The nature and degree of the penalty to be imposed pursuant to CPLR 3126 lies within the sound discretion of the Supreme Court (see Arpino v F.J.F. & Sons Elec. Co., Inc., 102 AD3d 201, 209). The striking of a pleading may be appropriate where there is a clear showing that [*2]the failure to comply with discovery demands or court-ordered discovery is willful and contumacious (see Brandenburg v County of Rockland Sewer Dist. #1, State of N.Y., 127 AD3d 680; Arpino v F.J.F. & Sons Elec. Co., Inc., 102 AD3d at 210). The willful and contumacious character of a party's conduct can be inferred from the party's repeated failure to comply with discovery demands or orders without a reasonable excuse (see Brandenburg v County of Rockland Sewer Dist. #1, State of N.Y., 127 AD3d at 680; Arpino v F.J.F. & Sons Elec. Co., Inc., 102 AD3d at 210).

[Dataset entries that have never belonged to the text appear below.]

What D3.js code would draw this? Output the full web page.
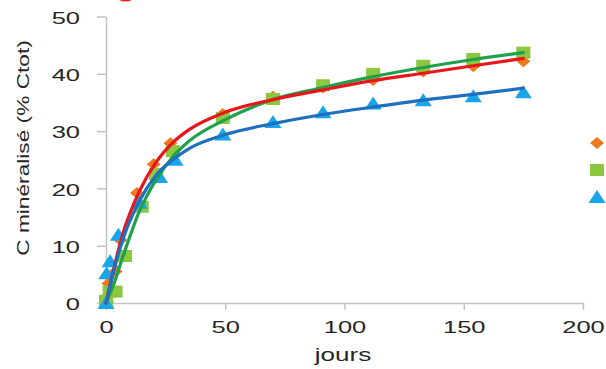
<!DOCTYPE html>
<html><head><meta charset="utf-8">
<script src="https://cdn.jsdelivr.net/npm/d3@7"></script>
<style>body{margin:0;background:#fff}svg{display:block}</style>
</head><body>
<svg id="c" width="606" height="369"></svg>
<script>
// ---- data ----
const xTicks = [0, 50, 100, 150, 200];
const yTicks = [0, 10, 20, 30, 40, 50];
const xTitle = "jours";
const yTitle = "C minéralisé (% Ctot)";

// observed points
const daysOrange = [0.5, 1, 4, 6, 13, 20, 27, 49, 70, 91, 112, 133, 154, 175];
const valOrange  = [0.2, 3.4, 5.5, 11.0, 19.2, 24.2, 27.9, 33.0, 36.0, 37.6, 38.9, 40.4, 41.3, 42.2];
const daysGreen  = [0, 1.5, 4, 8, 15, 21, 28, 49, 70, 91, 112, 133, 154, 175];
const valGreen   = [0.4, 2.0, 2.0, 8.2, 16.8, 22.5, 26.5, 32.3, 35.6, 38.0, 40.0, 41.4, 42.6, 43.7];
const daysBlue   = [0, 0.3, 1.7, 5.2, 14, 22.5, 29, 49, 70, 91, 112, 133, 154, 175];
const valBlue    = [0, 5.2, 7.3, 11.9, 17.5, 22.0, 25.0, 29.4, 31.6, 33.3, 34.8, 35.4, 36.1, 36.8];

// fitted curves
const fitDays  = [0, 3, 7, 14, 21, 28, 35, 50, 70, 91, 112, 133, 154, 175];
const fitRed   = [0, 5.5, 12, 19.5, 24.6, 28.0, 30.3, 33.3, 35.5, 37.2, 38.8, 40.1, 41.4, 42.7];
const fitGreen = [0, 3, 8, 16, 21.5, 25.5, 28.3, 32.0, 35.5, 37.6, 39.5, 41.1, 42.5, 43.7];
const fitBlue  = [0, 5.2, 11, 17.8, 22.3, 25.0, 27.0, 29.4, 31.3, 32.9, 34.2, 35.4, 36.4, 37.5];

// ---- drawing ----
const svg = d3.select("#c");
const x = d3.scaleLinear().domain([0, 200]).range([106, 583]);
const y = d3.scaleLinear().domain([0, 50]).range([303, 16.5]);
const font = "'Liberation Sans', Arial, sans-serif";
const axisCol = "#c3c3c3";
const textCol = "#262626";
const SX = 1.5;

// red circle fragment at top (mostly outside the picture)
svg.append("circle").attr("cx", 125.5).attr("cy", -12).attr("r", 12)
  .attr("fill", "none").attr("stroke", "#ee1c1c").attr("stroke-width", 3);

// axes
const gy = svg.append("g").attr("transform", `translate(${x(0)},0)`)
  .call(d3.axisLeft(y).tickValues(yTicks).tickSize(9).tickSizeOuter(0));
const gx = svg.append("g").attr("transform", `translate(0,${y(0)})`)
  .call(d3.axisBottom(x).tickValues(xTicks).tickSize(7).tickSizeOuter(0));
[gy, gx].forEach(g => {
  g.select(".domain").attr("stroke", axisCol).attr("stroke-width", 1.5);
  g.selectAll(".tick line").attr("stroke", axisCol).attr("stroke-width", 1.5);
  g.selectAll(".tick text").attr("font-family", font).attr("font-size", 17).attr("fill", textCol);
});
gy.selectAll(".tick text").attr("x", null).attr("dy", null)
  .attr("text-anchor", "end").attr("dominant-baseline", "central")
  .attr("transform", `translate(-26,1) scale(${SX},1)`);
gx.selectAll(".tick text").attr("y", null).attr("dy", null)
  .attr("text-anchor", "middle")
  .attr("transform", `translate(0,30) scale(${SX},1)`);

// titles
svg.append("text").attr("font-family", font).attr("font-size", 18).attr("fill", textCol)
  .attr("text-anchor", "middle")
  .attr("transform", `translate(343,361) scale(1.45,1)`).text(xTitle);
svg.append("text").attr("font-family", font).attr("font-size", 16).attr("fill", textCol)
  .attr("text-anchor", "middle")
  .attr("transform", `translate(29,148) rotate(-90) scale(1.42,1)`).text(yTitle);

// marker shapes
const W = 7, H = 6;
const shapes = {
  diamond: `M0,${-H}L${W},0L0,${H}L${-W},0Z`,
  square: `M${-W},${-H}H${W}V${H}H${-W}Z`,
  triangle: `M0,${-H - 1}L${W + 1.5},${H}L${-W - 1.5},${H}Z`
};
const series = [
  { days: daysOrange, vals: valOrange, shape: "diamond", color: "#ee7a1e" },
  { days: daysGreen, vals: valGreen, shape: "square", color: "#8dc63f" },
  { days: daysBlue, vals: valBlue, shape: "triangle", color: "#1aa5ea" }
];
series.forEach(s => {
  svg.append("g").selectAll("path").data(s.days.map((d, i) => [d, s.vals[i]]))
    .join("path")
    .attr("d", shapes[s.shape])
    .attr("transform", d => `translate(${x(d[0])},${y(d[1])})`)
    .attr("fill", s.color);
});

// fitted lines
const line = d3.line().x(d => x(d[0])).y(d => y(d[1])).curve(d3.curveMonotoneX);
const fits = [
  { vals: fitGreen, color: "#1fa04a" },
  { vals: fitRed, color: "#e8151c" },
  { vals: fitBlue, color: "#1f6fc0" }
];
fits.forEach(f => {
  svg.append("path").datum(fitDays.map((d, i) => [d, f.vals[i]]))
    .attr("d", line).attr("fill", "none").attr("stroke", f.color)
    .attr("stroke-width", 3.2).attr("stroke-linecap", "round");
});

// legend markers (labels are cut off at the right edge)
const legendY = [143, 170, 197];
series.forEach((s, i) => {
  svg.append("path").attr("d", shapes[s.shape])
    .attr("transform", `translate(597,${legendY[i]})`).attr("fill", s.color);
});
</script>
</body></html>
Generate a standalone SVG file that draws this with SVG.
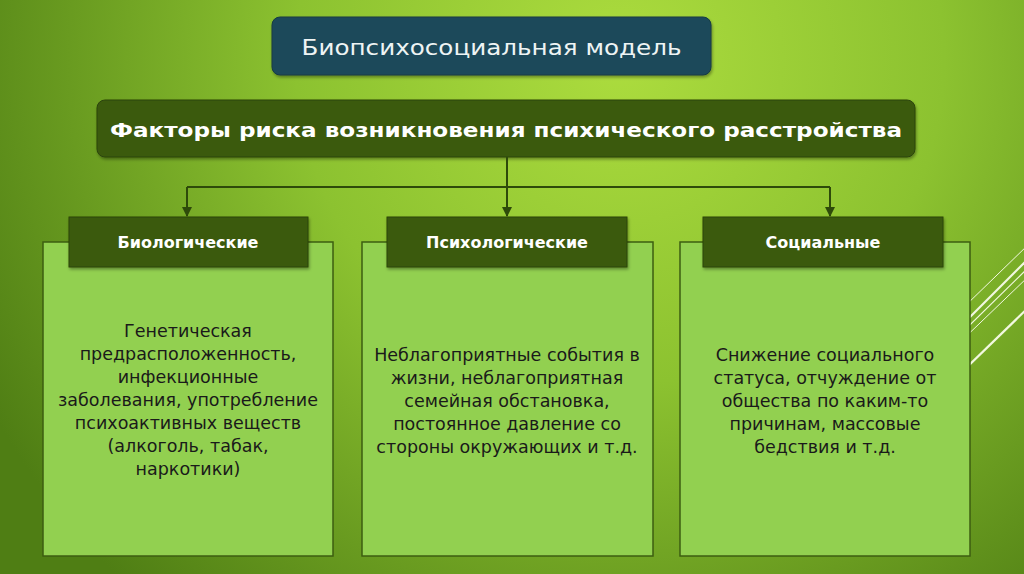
<svg xmlns="http://www.w3.org/2000/svg" width="1024" height="574" viewBox="0 0 1024 574">
<defs>
<radialGradient id="bg" cx="620" cy="60" r="720" gradientUnits="userSpaceOnUse">
<stop offset="0" stop-color="#acdc3e"/>
<stop offset="0.45" stop-color="#8cc230"/>
<stop offset="1" stop-color="#4f7e14"/>
</radialGradient>
<marker id="arr" viewBox="0 0 10 10" refX="9" refY="5" markerWidth="5" markerHeight="5" orient="auto">
<path d="M0,0 L10,5 L0,10 z" fill="#2e4a0a"/>
</marker>
<filter id="sh" x="-10%" y="-10%" width="120%" height="130%">
<feDropShadow dx="1" dy="2" stdDeviation="1.5" flood-color="#000" flood-opacity="0.35"/>
</filter>
</defs>
<style>
.body{fill:#92d050;stroke:#3d5e10;stroke-width:1.5}
.hdr{fill:#3b5a0f;stroke:#2c450a;stroke-width:1}
.ht{font-family:"DejaVu Sans",sans-serif;font-weight:bold;font-size:16px;fill:#ffffff;text-anchor:middle}
.bt{font-family:"DejaVu Sans",sans-serif;font-size:17.5px;fill:#1a1a1a;text-anchor:middle}
.con{stroke:#2e4a0a;stroke-width:2;fill:none}
.deco{stroke:#f2f8e0;fill:none}
</style>
<rect width="1024" height="574" fill="url(#bg)"/>
<g id="decoration">
<line class="deco" x1="930" y1="340" x2="1030" y2="243" stroke-width="1"/>
<line class="deco" x1="930" y1="357" x2="1030" y2="257" stroke-width="2"/>
<line class="deco" x1="930" y1="364" x2="1030" y2="266" stroke-width="1.2"/>
<line class="deco" x1="930" y1="371" x2="1030" y2="275" stroke-width="1"/>
<line class="deco" x1="930" y1="403" x2="1030" y2="306" stroke-width="2.2"/>
</g>
<g id="title">
<rect x="272" y="17" width="439" height="58" rx="8" fill="#1e4a5a" stroke="#163a44" stroke-width="1" filter="url(#sh)"/>
<text x="491.5" y="55" font-family="DejaVu Sans, sans-serif" font-size="22" fill="#eef4f4" text-anchor="middle" textLength="380" lengthAdjust="spacingAndGlyphs">Биопсихосоциальная модель</text>
</g>
<g id="factors">
<rect x="97" y="100" width="818" height="57" rx="8" fill="#3b5a0f" stroke="#2c450a" stroke-width="1" filter="url(#sh)"/>
<text x="506" y="137" font-family="DejaVu Sans, sans-serif" font-weight="bold" font-size="20" fill="#ffffff" text-anchor="middle" textLength="792" lengthAdjust="spacingAndGlyphs">Факторы риска возникновения психического расстройства</text>
</g>
<g id="connectors">
<line class="con" x1="507" y1="157" x2="507" y2="187"/>
<line class="con" x1="187" y1="187" x2="830" y2="187"/>
<line class="con" x1="187" y1="187" x2="187" y2="216" marker-end="url(#arr)"/>
<line class="con" x1="507" y1="187" x2="507" y2="216" marker-end="url(#arr)"/>
<line class="con" x1="830" y1="187" x2="830" y2="216" marker-end="url(#arr)"/>
</g>
<g id="bio">
<rect class="body" x="43" y="242" width="290" height="314"/>
<rect class="hdr" x="69" y="217" width="239" height="50" filter="url(#sh)"/>
<text class="ht" x="188" y="248">Биологические</text>
<text class="bt" x="188" y="337">Генетическая</text>
<text class="bt" x="188" y="360">предрасположенность,</text>
<text class="bt" x="188" y="383">инфекционные</text>
<text class="bt" x="188" y="406">заболевания, употребление</text>
<text class="bt" x="188" y="429">психоактивных веществ</text>
<text class="bt" x="188" y="452">(алкоголь, табак,</text>
<text class="bt" x="188" y="475">наркотики)</text>
</g>
<g id="psy">
<rect class="body" x="362" y="242" width="291" height="314"/>
<rect class="hdr" x="387" y="217" width="240" height="50" filter="url(#sh)"/>
<text class="ht" x="507" y="248">Психологические</text>
<text class="bt" x="507" y="361">Неблагоприятные события в</text>
<text class="bt" x="507" y="384">жизни, неблагоприятная</text>
<text class="bt" x="507" y="407">семейная обстановка,</text>
<text class="bt" x="507" y="430">постоянное давление со</text>
<text class="bt" x="507" y="453">стороны окружающих и т.д.</text>
</g>
<g id="soc">
<rect class="body" x="680" y="242" width="290" height="314"/>
<rect class="hdr" x="703" y="217" width="240" height="50" filter="url(#sh)"/>
<text class="ht" x="823" y="248">Социальные</text>
<text class="bt" x="825" y="361">Снижение социального</text>
<text class="bt" x="825" y="384">статуса, отчуждение от</text>
<text class="bt" x="825" y="407">общества по каким-то</text>
<text class="bt" x="825" y="430">причинам, массовые</text>
<text class="bt" x="825" y="453">бедствия и т.д.</text>
</g>
</svg>
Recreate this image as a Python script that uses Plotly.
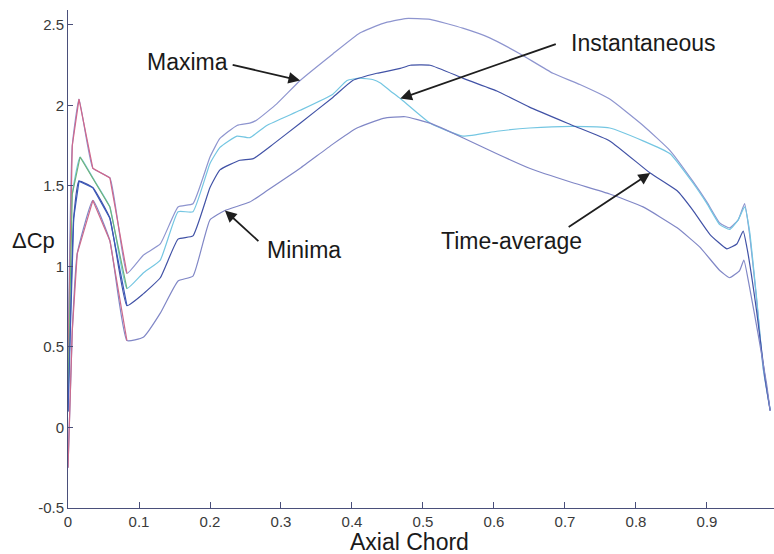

Here, the defendants' repeated failures, over a period of years, to respond to the plaintiff's discovery demands, even after being directed to do so by multiple court orders, without adequate excuses, constitutes willful and contumacious conduct (see Field v Bao, 140 AD3d 921, 922; Brandenburg v County of Rockland Sewer Dist. #1, State of N.Y., 127 AD3d at 680; Flynn v City of New York, 101 AD3d 803, 805). Moreover, in an April 2013 response by the defendants to the plaintiff's demand for supplemental discovery, the defendants represented they were "not in possession of any electronically stored medical records," yet the affidavit submitted by the defendants in opposition to the motion to strike contended that the repeated failure to provide the complete medical record to the plaintiff arose from a malfunction with the computer system on which such medical records were stored. The defendants failed to provide an explanation for their initial false statement in the discovery response to the plaintiff.

Accordingly, the Supreme Court providently exercised its discretion in granting that branch of the plaintiff's motion which was pursuant to CPLR 3126 to strike the defendants' answer.

BALKIN, J.P., CHAMBERS, MALTESE and DUFFY, JJ., concur.